If the computer geeks are right, Iran is facing the biggest potential revolution since the Ayatollah Khomeini. At the moment, its entire link to the Internet passes along one, crushingly overburdened telephone line to Vienna. Perhaps 80,000 people use the link, the vast majority of them in universities. But outside of Israel, Iran has the most comprehensive site for information browsing in the Middle East. New satellite hook-ups and eager private computer companies are poised to widen Iran’s loophole to the outside world. According to the Internet Society, in the first half of this year Iran had the world’s second highest increase in numbers of “reachable computers” hooked up to the Internet. But will the mullahs–once they figure out the full extent of what’s going on-allow it? “If they let this go ahead, it will change things radically in the next six years,” says one experienced user. “If the regime still exists at all, it will only be on the surface.”
For a country under a tight U.S. embargo and heavy Islamic censorship, the fresh air off the Internet is welcome indeed. “My friend connected with someone in Palo Alto who helped him search some computer companies,” says Eshragi, the student. “It was so great to know that someone out there cares about Iran.” One university student doing her thesis on English literature was able to get the full texts of all of Shakespeare’s plays–something not available in her university library. At this point, Iran’s phone line to the outside world is so clogged that downloading pictures, much less dirty pictures, is virtually impossible. But through another database on English literature, for example, Iranian women wrapped in their black chador veils can, if they like, browse through John Stuart Mill’s “The Subjection of Women.”
The government is trying to keep an eye on the computer revolution. It sponsors a network whose “chat rooms” allow online dialogue between only two subscribers at a time, with a silent auditor from the Ministry of Culture and Islamic Guidance listening in (the ministry denies it, but knowledgeable Iranians insist it’s true). Yet containing all the traffic won’t be easy. Users are hooked up via the Institute for Studies in Theoretical Physics and Mathematics, which opened the line to Vienna three years ago (with government funds and support) and has recently begun spinning off users. They are scientists, not ideologues. A couple of hardworking 25-year-old computer-science graduates, with $50,000 in hardware and software and little help from outsiders, linked Iran to the world. “We went into that room down the hall with our diskettes and our manuals,” remembers Siavash Shahshahani, the institute’s deputy director. “Knowledge is more important than capital m this revolution”–and harder to contain.
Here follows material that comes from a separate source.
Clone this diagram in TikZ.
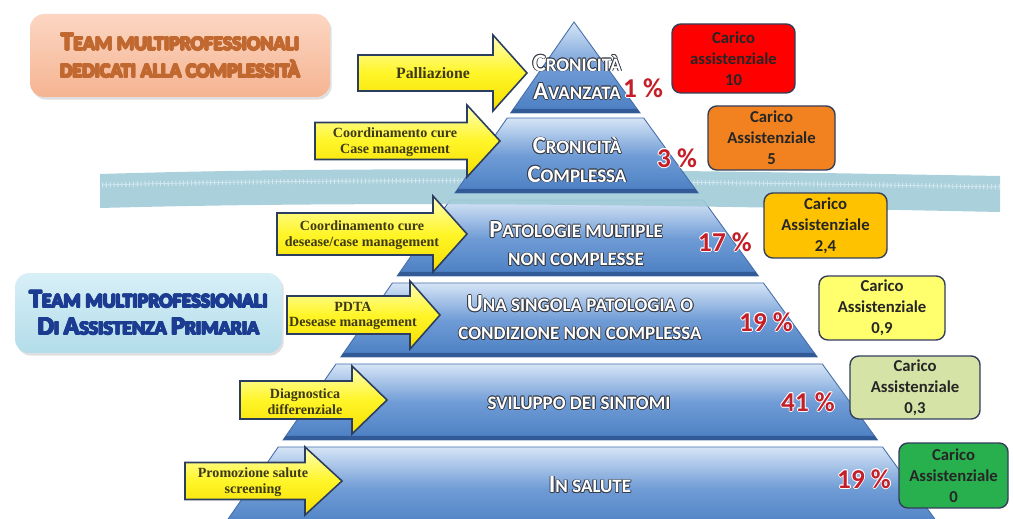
\documentclass[tikz,border=0pt]{standalone}
\usepackage{fontspec}
\setmainfont{Carlito}
\newfontfamily\arrowfont{Liberation Serif}
\usetikzlibrary{calc,shadows}
\definecolor{LayerTop}{RGB}{214,229,246}
\definecolor{LayerMid}{RGB}{112,156,214}
\definecolor{LayerBot}{RGB}{74,126,194}
\definecolor{LayerLine}{RGB}{70,110,170}
\definecolor{LayerEdge}{RGB}{50,90,150}
\definecolor{LayerInk}{RGB}{55,60,70}
\definecolor{BandTeal}{RGB}{160,203,215}
\definecolor{BandDot}{RGB}{208,230,238}
\definecolor{ArrowTop}{RGB}{255,255,185}
\definecolor{ArrowMid}{RGB}{255,245,40}
\definecolor{ArrowBot}{RGB}{246,222,0}
\definecolor{ArrowEdge}{RGB}{44,62,96}
\definecolor{ArrowText}{RGB}{62,58,22}
\definecolor{PctRed}{RGB}{196,30,40}
\definecolor{PeachTop}{RGB}{252,214,194}
\definecolor{PeachBot}{RGB}{245,180,146}
\definecolor{PeachText}{RGB}{192,104,48}
\definecolor{IceTop}{RGB}{216,239,247}
\definecolor{IceBot}{RGB}{178,221,234}
\definecolor{IceText}{RGB}{28,60,145}
\definecolor{BoxEdge}{RGB}{50,62,90}
\definecolor{LoadRed}{RGB}{255,0,0}
\definecolor{LoadOrange}{RGB}{242,130,32}
\definecolor{LoadGold}{RGB}{255,194,0}
\definecolor{LoadYellow}{RGB}{255,255,110}
\definecolor{LoadOlive}{RGB}{214,227,166}
\definecolor{LoadGreen}{RGB}{40,176,78}
% outlined text: one copy per offset, then the text itself
\newcommand\rimcopy[4]{\rlap{\color{#1}\kern#2\raise#3\hbox{#4}}}
\newcommand\rimtext[2]{\leavevmode\rimcopy{#1}{.5pt}{0pt}{#2}\rimcopy{#1}{-.5pt}{0pt}{#2}\rimcopy{#1}{0pt}{.5pt}{#2}\rimcopy{#1}{0pt}{-.5pt}{#2}\rimcopy{#1}{.35pt}{.35pt}{#2}\rimcopy{#1}{-.35pt}{.35pt}{#2}\rimcopy{#1}{.35pt}{-.35pt}{#2}\rimcopy{#1}{-.35pt}{-.35pt}{#2}#2}
\newcommand\bigini[1]{\scalebox{1.3}{#1}}
% one slice of the pyramid between two heights
\newcommand\pyrlayer[2]{%
  \path[layer] ({574-0.696*(#1-22)},#1) -- ({574+0.726*(#1-22)},#1)
    -- ({574+0.726*(#2-22)},#2) -- ({574-0.696*(#2-22)},#2) -- cycle;
  \fill[LayerEdge] ({574-0.696*(#2-26)},{#2-4}) -- ({574+0.726*(#2-26)},{#2-4})
    -- ({574+0.726*(#2-22)},#2) -- ({574-0.696*(#2-22)},#2) -- cycle;}
% block arrow: left, head base, tip, centre y, half body, half head
\newcommand\blockarrow[6]{%
  \path[yarrow] (#1,{#4-#5}) -- (#2,{#4-#5}) -- (#2,{#4-#6}) -- (#3,#4)
    -- (#2,{#4+#6}) -- (#2,{#4+#5}) -- (#1,{#4+#5}) -- cycle;}
\tikzset{
  layer/.style={top color=LayerTop,bottom color=LayerBot,middle color=LayerMid,draw=LayerLine,line width=.5pt},
  band/.style={fill=BandTeal,fill opacity=.9},
  banddots/.style={draw=BandDot,line width=.5pt},
  bandticks/.style={draw=BandDot,line width=3pt,dash pattern=on .6pt off 1.6pt},
  yarrow/.style={top color=ArrowTop,bottom color=ArrowBot,middle color=ArrowMid,draw=ArrowEdge,line width=.9pt,line join=miter},
  atext/.style={font=\arrowfont\bfseries\fontsize{8}{9}\selectfont,text=ArrowText,align=center,inner sep=0pt},
  lvtext/.style={font=\bfseries\fontsize{10.8}{16}\selectfont,text=white,align=center,inner sep=0pt},
  pct/.style={font=\bfseries\fontsize{15.5}{16}\selectfont,text=PctRed,inner sep=0pt},
  load/.style={draw=BoxEdge,line width=.8pt,rounded corners=5pt,align=center,text=black!85,font=\bfseries\fontsize{9.5}{12}\selectfont,inner sep=0pt},
  team/.style={rounded corners=8pt,align=center,font=\bfseries\fontsize{11.3}{15.5}\selectfont,drop shadow={shadow xshift=1pt,shadow yshift=-1.5pt,opacity=.25}}
}
\begin{document}
\begin{tikzpicture}[x=0.02cm,y=-0.02cm]
  \useasboundingbox (0,0) rectangle (1013,519);
  \clip (0,0) rectangle (1013,519);
  % lower slices, under the band
  \pyrlayer{200}{276}
  \pyrlayer{283}{357}
  \pyrlayer{364}{440}
  \pyrlayer{447}{530}
  \fill[band] (100,174) .. controls (400,165) and (700,171) .. (1000,176) -- (1000,212) .. controls (700,206) and (400,200) .. (100,208) -- cycle;
  \draw[banddots] (102,185) .. controls (400,177) and (700,182) .. (1000,187);
  \draw[bandticks] (102,185) .. controls (400,177) and (700,182) .. (1000,187);
  % upper slices
  \pyrlayer{22}{113}
  \pyrlayer{118}{193}

  \blockarrow{358}{493}{527}{73}{18}{38}
  \blockarrow{315}{467}{500}{141}{18.5}{36}
  \blockarrow{277}{433}{467}{234}{21}{38}
  \blockarrow{287}{410}{440}{315}{19}{34}
  \blockarrow{240}{352}{387}{400}{19}{34}
  \blockarrow{185}{305}{342}{481}{18.5}{34}
  \node[atext,font=\arrowfont\bfseries\fontsize{9}{10}\selectfont] (aPalliazione) at (433,73) {Palliazione};
  \node[atext] (aCase) at (395,142) {Coordinamento cure\\Case management};
  \node[atext] (aDesease) at (362,235) {Coordinamento cure\\desease/case management};
  \node[atext] (aPdta) at (353,316) {PDTA\\Desease management};
  \node[atext] (aDiagnostica) at (305,402) {Diagnostica\\differenziale};
  \node[atext] (aPromozione) at (253,482) {Promozione salute\\screening};

  \node[lvtext] (tAvanzata) at (577,77) {\rimtext{LayerInk}{\bigini{C}RONICITÀ}\\\rimtext{LayerInk}{\bigini{A}VANZATA}};
  \node[lvtext] (tComplessa) at (577,160) {\rimtext{LayerInk}{\bigini{C}RONICITÀ}\\\rimtext{LayerInk}{\bigini{C}OMPLESSA}};
  \node[lvtext] (tMultiple) at (576,244) {\rimtext{LayerInk}{\bigini{P}ATOLOGIE MULTIPLE}\\\rimtext{LayerInk}{NON COMPLESSE}};
  \node[lvtext] (tSingola) at (580,318) {\rimtext{LayerInk}{\bigini{U}NA SINGOLA PATOLOGIA O}\\\rimtext{LayerInk}{CONDIZIONE NON COMPLESSA}};
  \node[lvtext] (tSintomi) at (579,403) {\rimtext{LayerInk}{SVILUPPO DEI SINTOMI}};
  \node[lvtext] (tSalute) at (590,485) {\rimtext{LayerInk}{\bigini{I}N SALUTE}};

  \node[pct] (pAvanzata) at (643,88) {\rimtext{white}{1 \%}};
  \node[pct] (pComplessa) at (677,158) {\rimtext{white}{3 \%}};
  \node[pct] (pMultiple) at (725,242) {\rimtext{white}{17 \%}};
  \node[pct] (pSingola) at (766,322) {\rimtext{white}{19 \%}};
  \node[pct] (pSintomi) at (808,402) {\rimtext{white}{41 \%}};
  \node[pct] (pSalute) at (864,479) {\rimtext{white}{19 \%}};

  \node[load,fill=LoadRed,minimum width=2.46cm,minimum height=1.38cm] (cAvanzata) at (733.5,58.5) {Carico\\assistenziale\\10};
  \node[load,fill=LoadOrange,minimum width=2.54cm,minimum height=1.28cm] (cComplessa) at (771.5,138) {Carico\\Assistenziale\\5};
  \node[load,fill=LoadGold,minimum width=2.46cm,minimum height=1.3cm] (cMultiple) at (825.5,225.5) {Carico\\Assistenziale\\2,4};
  \node[load,fill=LoadYellow,minimum width=2.52cm,minimum height=1.28cm] (cSingola) at (882,308) {Carico\\Assistenziale\\0,9};
  \node[load,fill=LoadOlive,minimum width=2.6cm,minimum height=1.26cm] (cSintomi) at (915,387.5) {Carico\\Assistenziale\\0,3};
  \node[load,fill=LoadGreen,minimum width=2.18cm,minimum height=1.3cm] (cSalute) at (953.5,475.5) {Carico\\Assistenziale\\0};

  \node[team,top color=PeachTop,bottom color=PeachBot,minimum width=6cm,minimum height=1.66cm,text=PeachText] (teamComplex) at (180,55.5)
    {\rimtext{PeachText}{\bigini{T}EAM MULTIPROFESSIONALI}\\\rimtext{PeachText}{DEDICATI ALLA COMPLESSITÀ}};
  \node[team,top color=IceTop,bottom color=IceBot,minimum width=5.34cm,minimum height=1.6cm,text=IceText] (teamPrimary) at (148.5,313)
    {\rimtext{IceText}{\bigini{T}EAM MULTIPROFESSIONALI}\\\rimtext{IceText}{\bigini{D}I \bigini{A}SSISTENZA \bigini{P}RIMARIA}};
\end{tikzpicture}
\end{document}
Iran’s computer specialists worry as much about hard-liners in the U.S. Congress as they do about their own Islamic clergy. For some years, Iranian academies could not browse the library at, say, the University of Michigan, because the U.S. academic NSFNet was barred to them. Security wonks in the United States fret that Iranian terrorists could hack their way into top-secret data banks. Maybe. But it seems more likely that Iranian kids will hack their way through the barriers that have cut them off from the West.